Some believe that the primary target of the early decrees was the Gulen movement – led by Fethullah Gulen, the Islamic cleric based in the US – members of which have been alleged to be behind the attempted coup. The numbers are staggering: by November 2016, more than a 100,000 people had been dismissed from public service including one-third of all judges and more than 100 generals. Despite their scale, these operations did not face much opposition in the early stages. What was more alarming for most was the alleged extent of the infiltration by Gulenists into the higher echelons of power, particularly in the army and the judiciary.
Yet the purge on 7 February caused outrage. This is primarily due to who was in the firing line. Among the names were some of Turkey’s top academics who are based in the country’s most established institutions. For example, İbrahim Kaboğlu, a leading constitutional law specialist who I am currently collaborating with on a book about constitutional reform, has been dismissed from Marmara University. Others affected include Murat Sevinç, another leading constitutional law expert; Yüksel Taşkın, a top political historian; Öget Öktem Tanör, the country’s first specialist in neuropsychology, as well as almost the entire faculty of the department of theatre at Ankara University.

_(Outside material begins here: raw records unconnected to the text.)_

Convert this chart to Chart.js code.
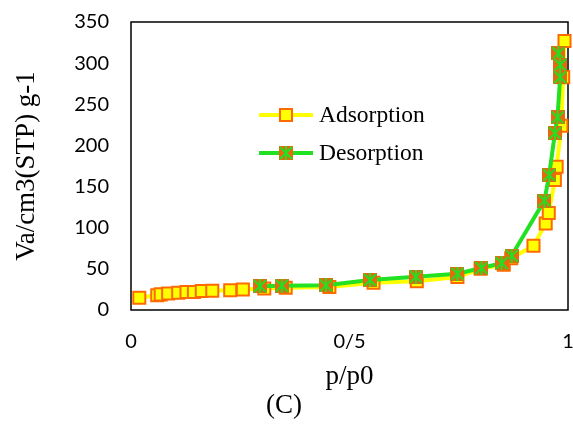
<!DOCTYPE html>
<html>
<head>
<meta charset="utf-8">
<script src="https://cdn.jsdelivr.net/npm/chart.js@4/dist/chart.umd.min.js"></script>
<style>
  html, body { margin: 0; padding: 0; background: #fff; }
  #wrap { width: 573px; height: 425px; }
</style>
</head>
<body>
<div id="wrap"><canvas id="chart" width="573" height="425"></canvas></div>
<script>
const adsorptionX = [0.019, 0.060, 0.068, 0.085, 0.108, 0.127, 0.144, 0.162, 0.186, 0.227, 0.256, 0.305, 0.354, 0.454, 0.555, 0.654, 0.747, 0.800, 0.853, 0.870, 0.921, 0.949, 0.956, 0.970, 0.974, 0.985, 0.989, 0.992];
const adsorptionY = [15, 18, 19, 20, 21, 22, 22, 23, 23.5, 24, 25, 26, 27, 28, 33, 35, 40, 50, 55, 63, 78, 105, 118, 158, 174, 224, 283, 327];

const desorptionX = [0.978, 0.982, 0.982, 0.976, 0.970, 0.957, 0.946, 0.871, 0.848, 0.802, 0.747, 0.652, 0.547, 0.446, 0.345, 0.295];
const desorptionY = [312, 298, 283, 234, 215, 164, 133, 66, 57, 51, 44, 40.5, 36.5, 30, 29.5, 29];

const yTicks = [0, 50, 100, 150, 200, 250, 300, 350];
const xTickLabels = ['0', '0/5', '1'];

const seriesNames = ['Adsorption', 'Desorption'];

// desorption marker: orange square with green star
function starMarker() {
  const c = document.createElement('canvas');
  c.width = 14; c.height = 14;
  const g = c.getContext('2d');
  g.fillStyle = '#E8680E';
  g.fillRect(0, 0, 14, 14);
  g.strokeStyle = '#22E022';
  g.lineWidth = 2;
  g.beginPath();
  g.moveTo(1, 1); g.lineTo(13, 13);
  g.moveTo(13, 1); g.lineTo(1, 13);
  g.moveTo(7, 0); g.lineTo(7, 14);
  g.stroke();
  return c;
}
const desMarker = starMarker();

const framePlugin = {
  id: 'frame',
  beforeDatasetsDraw(chart) {
    const { ctx, chartArea: a } = chart;
    ctx.save();
    ctx.strokeStyle = '#000';
    ctx.lineWidth = 1.5;
    ctx.strokeRect(a.left, a.top, a.right - a.left, a.bottom - a.top);
    ctx.restore();
  }
};

const legendPlugin = {
  id: 'inLegend',
  afterDraw(chart) {
    const { ctx } = chart;
    const rows = [
      { y: 115, ds: chart.data.datasets[0] },
      { y: 153, ds: chart.data.datasets[1] }
    ];
    ctx.save();
    rows.forEach(r => {
      ctx.strokeStyle = r.ds.borderColor;
      ctx.lineWidth = 4;
      ctx.beginPath();
      ctx.moveTo(259, r.y);
      ctx.lineTo(313, r.y);
      ctx.stroke();
      if (r.ds.pointStyle === 'rect') {
        ctx.fillStyle = r.ds.pointBackgroundColor;
        ctx.strokeStyle = r.ds.pointBorderColor;
        ctx.lineWidth = 2;
        ctx.fillRect(280, r.y - 6, 12, 12);
        ctx.strokeRect(280, r.y - 6, 12, 12);
      } else {
        ctx.drawImage(desMarker, 279, r.y - 7);
      }
      ctx.fillStyle = '#000';
      ctx.font = '23.5px "Liberation Serif"';
      ctx.textBaseline = 'middle';
      ctx.fillText(r.ds.label, 319, r.y + 1);
    });
    ctx.restore();
  }
};

new Chart(document.getElementById('chart').getContext('2d'), {
  type: 'scatter',
  data: {
    datasets: [
      {
        label: seriesNames[0],
        data: adsorptionX.map((x, i) => ({ x, y: adsorptionY[i] })),
        showLine: true,
        borderColor: '#FFFF00',
        borderWidth: 4,
        pointStyle: 'rect',
        pointRadius: 8.5,
        pointBackgroundColor: '#FFFF00',
        pointBorderColor: '#FF6A00',
        pointBorderWidth: 2,
        clip: false,
        order: 2
      },
      {
        label: seriesNames[1],
        data: desorptionX.map((x, i) => ({ x, y: desorptionY[i] })),
        showLine: true,
        borderColor: '#22E022',
        borderWidth: 4,
        pointStyle: desMarker,
        clip: false,
        order: 1
      }
    ]
  },
  options: {
    responsive: false,
    animation: false,
    layout: { autoPadding: false, padding: { top: 22, right: 5, left: 0, bottom: 0 } },
    plugins: {
      legend: { display: false },
      tooltip: { enabled: false },
      title: {
        display: true,
        position: 'bottom',
        text: '(C)',
        color: '#000',
        font: { family: '"Liberation Serif"', size: 27, weight: 'normal', lineHeight: 1 },
        padding: { top: 2, bottom: 6 }
      }
    },
    scales: {
      x: {
        type: 'linear',
        min: 0,
        max: 1,
        grid: { display: false, drawTicks: false },
        border: { display: false },
        ticks: {
          stepSize: 0.5,
          padding: 20,
          color: '#000',
          font: { family: 'Lato', size: 20 },
          callback: (v, i) => xTickLabels[i]
        },
        title: {
          display: true,
          text: 'p/p0',
          color: '#000',
          font: { family: '"Liberation Serif"', size: 27, lineHeight: 1 },
          padding: { top: 0, bottom: 0 }
        },
        afterFit: s => { s.height = 80; s.paddingLeft = 0; s.paddingRight = 0; }
      },
      y: {
        min: 0,
        max: 350,
        grid: { display: false, drawTicks: false },
        border: { display: false },
        afterBuildTicks: s => { s.ticks = yTicks.map(v => ({ value: v })); },
        ticks: {
          padding: 22,
          color: '#000',
          font: { family: 'Lato', size: 20 }
        },
        title: {
          display: true,
          text: 'Va/cm3(STP) g-1',
          color: '#000',
          font: { family: '"Liberation Serif"', size: 27, lineHeight: 1 },
          padding: { top: 13, bottom: 0 }
        },
        afterFit: s => { s.width = 131; s.paddingTop = 0; s.paddingBottom = 0; }
      }
    }
  },
  plugins: [framePlugin, legendPlugin]
});
</script>
</body>
</html>
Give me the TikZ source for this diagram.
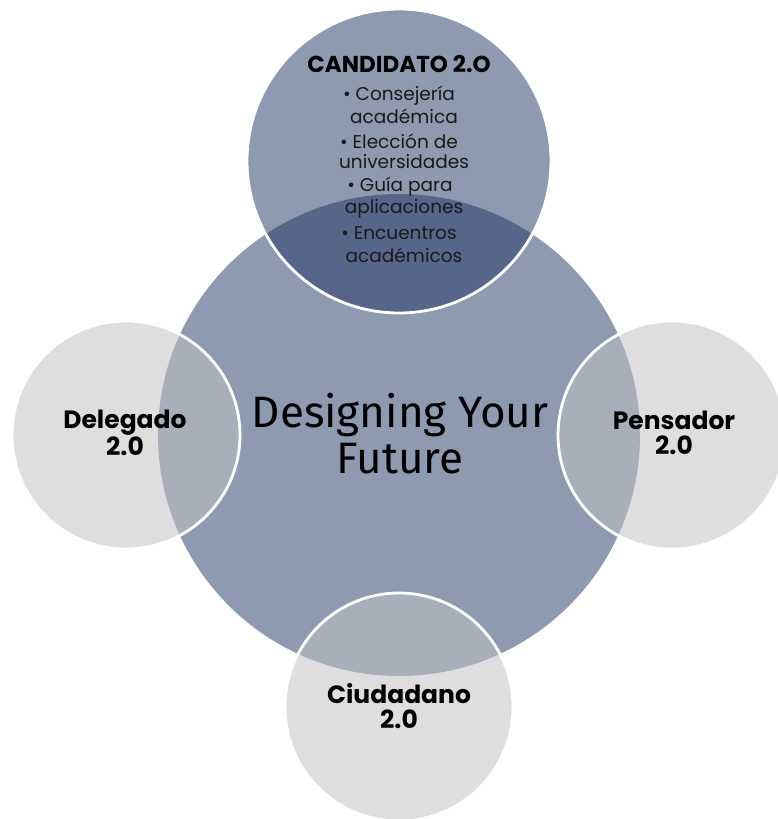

It became immediately clear that the newly dismissed included many who could not be linked to violence in any form, much less to a terrorist plot – the official accusation underlying many of the previous dismissals. One common feature of 115 of the 330 expelled scholars was that they were all signatories to a peace declaration in January 2016 that criticised the security operations in southeastern Turkey and also called on the government to resume talks with representatives of the Kurdish community in the hope of achieving a peaceful solution.
A good number of those who were dismissed have also been vocal opponents of the government’s increasingly authoritarian stance and of the proposed constitutional changes that will be voted on at the forthcoming referendum on 16 April.
Academia in Turkey is no stranger to such purges on political and ideological bases. Indeed, they were repeated with such regularity in the past that most, if not all, prospective academics in the country view the risk of dismissal as part of the job; almost like the risk of accident for someone considering a genuinely dangerous profession. Korkut Boratav, a veteran, has said poignantly this week: “the 1940s purge dismissed my father from academia, the 1980s [one] dismissed me, and today’s decree dismissed my last assistant”.
Even so, the current situation is much worse than the mass exodus from universities in the early 1980s. There is nothing surprising about a military regime being ruthless over freedom of thought, freedom of speech and, hence, against academia. The tragedy of the current crackdown is that it is taking place under a civil and democratically elected government which, ironically, came to power on a manifesto promising to advance democratic rights and freedoms.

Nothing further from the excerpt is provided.